Many years ago, after my pair of steel toe Corcoran Field Boot II had become so worn as to be unwearable, i tried to buy a new pair. Looked in catalogs, no luck. Looked online, no luck. Called the company, no luck. Called various retailers - please! check you stock again! - no luck. They had the boots, but not in steel toe. The company confirmed that they stopped making them in steel toe.
Enter Rick Barter, a person i know only through online e-mails - through posts to the OpenBSD misc@ mailing list - and who sends mail through Kentucky.
Happens to be looking at my website,
at this page, which has some zany personal notes on boots.
Happens to note the boot links on that page are broken.
Happens to e-mail me a note about that.
Happens to be that i pay attention.
Happens to be that while i'm looking up the new links for those products, i find that those field boots again come i steel toe.
My favourite boot is now on its way to me.
It's more than a fascination, it's more than a novel expression, it's more than a wannabe desire, it's definitely more than a fashion statement. It's a story; it's my story, complete with all the melodrama that entails.
I spent the first few years of my life in Somalia. Yeah,
that Somalia. My mother was pretty green at the time; Peru was one thing, but for a young white US country girl, Somalia was just otherworldly. And though it's a testament to her stength that she eventually adjusted so well, at the time there were many things that she took very seriously, like
always wearing at least slippers outside,
always cleaning your hands,
always watching what you eat, etc, etc.
Back to that slippers bit. When i was 25 i couldn't remember my feet ever touching grass. But i could remember wearing boots at the beach. I also realised a certain paranoia of land mines that i gained in El Salvador.

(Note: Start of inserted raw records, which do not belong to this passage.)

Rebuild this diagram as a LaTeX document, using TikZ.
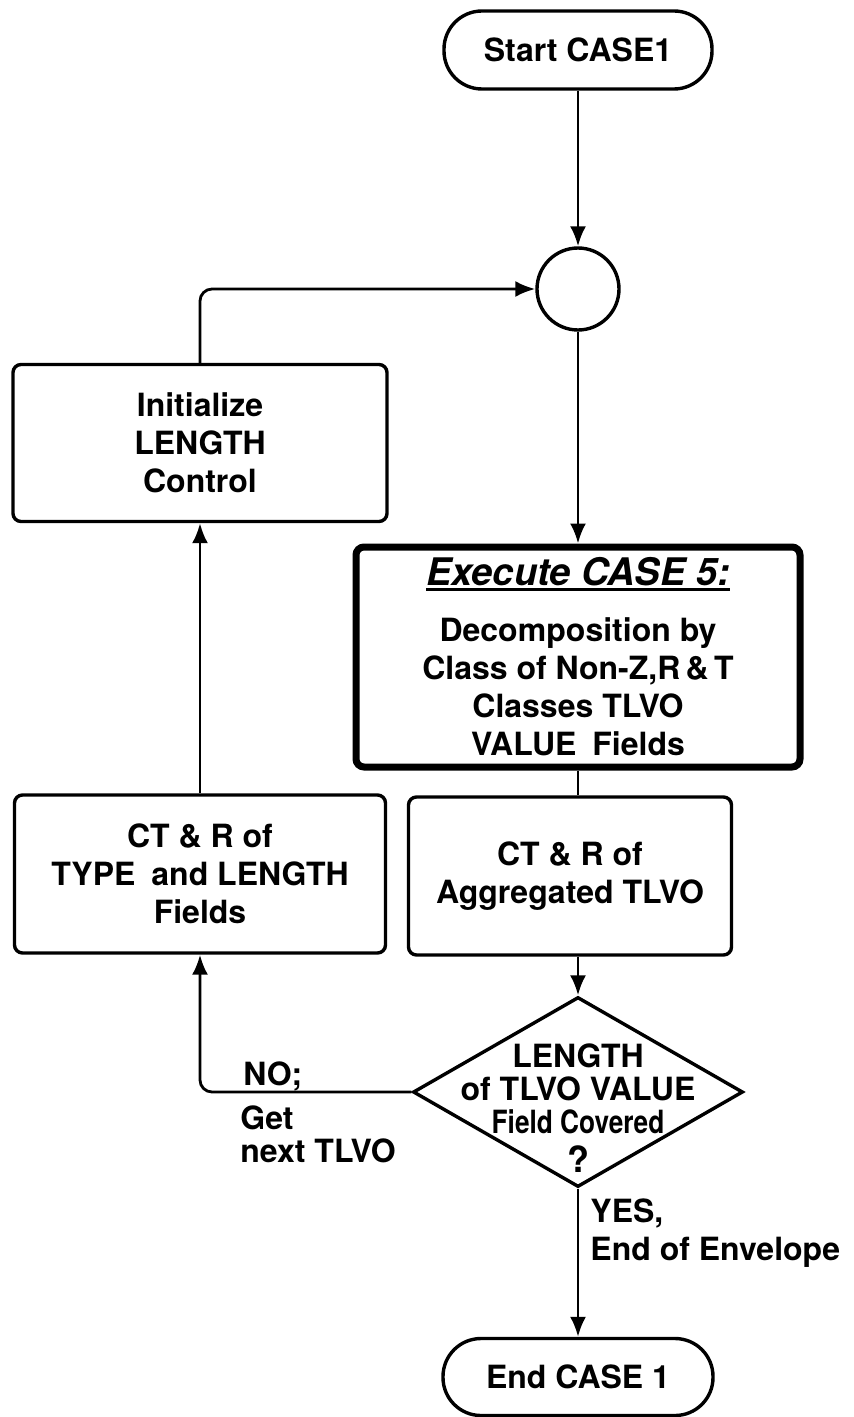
\documentclass[tikz,border=0pt]{standalone}
\usepackage{fontspec}
\setmainfont{TeX Gyre Heros}
\usepackage{tikz}
\usetikzlibrary{shapes.geometric,arrows.meta}
\definecolor{caseInk}{HTML}{000000}
\newcommand{\heavyul}[1]{\setbox0=\hbox{#1}\leavevmode\rlap{\rule[-2.75pt]{\wd0}{1.5pt}}\box0}

\begin{document}
\begin{tikzpicture}[
    x=0.5pt, y=-0.5pt,
    txt/.style={font=\bfseries\fontsize{16}{19}\selectfont, text=caseInk},
    box/.style={txt, draw=caseInk, line width=1.7pt, rounded corners=4pt,
                align=center, inner sep=2pt},
    terminal/.style={txt, draw=caseInk, line width=1.7pt, rounded corners=19pt,
                minimum width=134pt, minimum height=39pt},
    junction/.style={circle, draw=caseInk, line width=1.7pt, minimum size=41pt, inner sep=0pt},
    decision/.style={diamond, draw=caseInk, line width=1.7pt, minimum width=165pt,
                minimum height=95pt, inner sep=0pt},
    lbl/.style={txt, inner sep=0pt, align=left},
    flow/.style={-{Latex[length=10pt,width=8pt]}, line width=1.4pt, color=caseInk},
    link/.style={line width=1.4pt, color=caseInk}
]
    \useasboundingbox (0,0) rectangle (854,1417);

    % --- Main column ---
    \node[terminal] (start) at (578, 50) {Start CASE1};
    \node[junction] (junc) at (578, 289) {};
    \node[box, line width=3.5pt, minimum width=222pt, minimum height=110pt] (exec) at (578, 657)
        {{\fontsize{19}{22}\selectfont\heavyul{\textit{Execute CASE 5:}}}\\[9pt]
         Decomposition by\\Class of Non-Z,R\,\&\,T\\Classes TLVO\\VALUE\enspace Fields};
    \node[box, minimum width=161.5pt, minimum height=79pt] (ctR) at (570, 876)
        {CT \& R of\\Aggregated TLVO};
    \node[decision] (dec) at (578, 1092) {};
    \node[txt, align=center, inner sep=0pt, font=\bfseries\fontsize{16}{16.5}\selectfont]
        (decText) at ([yshift=-8pt]dec.center)
        {LENGTH\\of TLVO VALUE\\\scalebox{0.82}[1]{Field Covered}\\[3pt]{\fontsize{18}{16.5}\selectfont ?}};
    \node[terminal, minimum width=135pt, minimum height=38.5pt] (end) at (578, 1377) {End CASE 1};

    % --- Loop column ---
    \node[box, minimum width=187pt, minimum height=78.5pt] (init) at (200, 443)
        {Initialize\\LENGTH\\Control};
    \node[box, minimum width=185.5pt, minimum height=79pt] (ctL) at (200, 874)
        {CT \& R of\\TYPE\enspace and LENGTH\\Fields};

    % --- Labels ---
    \node[lbl, anchor=north west] (noLbl) at (243, 1061) {NO;};
    \node[lbl, anchor=north west, font=\bfseries\fontsize{16}{16.5}\selectfont] (getLbl) at (240, 1105)
        {Get\\next TLVO};
    \node[lbl, anchor=north west] (yesLbl) at (590, 1198) {YES,\\End of Envelope};

    % --- Connectors ---
    \draw[flow] (start) -- (junc);
    \draw[flow] (junc) -- (exec);
    \draw[link] (exec.south) -- (exec.south |- ctR.north);
    \draw[flow] (ctR.south -| dec.north) -- (dec.north);
    \draw[flow] (dec.south) -- (end.north);
    \draw[flow, rounded corners=6pt] (dec.west) -| (ctL.south);
    \draw[flow] (ctL.north) -- (init.south);
    \draw[flow, rounded corners=6pt] (init.north) |- (junc.west);
\end{tikzpicture}
\end{document}
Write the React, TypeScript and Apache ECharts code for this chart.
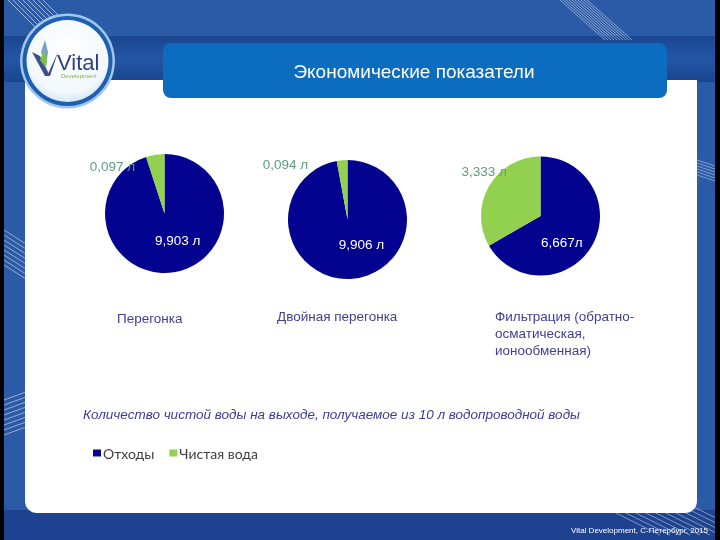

I also started to
really realise that i was living in the U.S.A., and everything that meant (e.g. - hey! if you walk through any random forest, you do not risk stepping on mines!). And i started to realise that i wore boots all the time - during winter and summer, to weddings, while biking, running, etc - i always had my feet covered, just like my momma taught me so long ago.
I've branched off from boots since then, though they are still my mainstay footwear. I've walked barefoot through the arb, through downtown, even at home. I wear sandals and other Lesser Footwear.
But more importantly, i recognize boots as symbolic of a piece of me - an indicator of part of my history, of part of what's made me who i am, of what's given me my skills. To see my favourite boot back in my favourite form; i am reunited with a very, very old friend.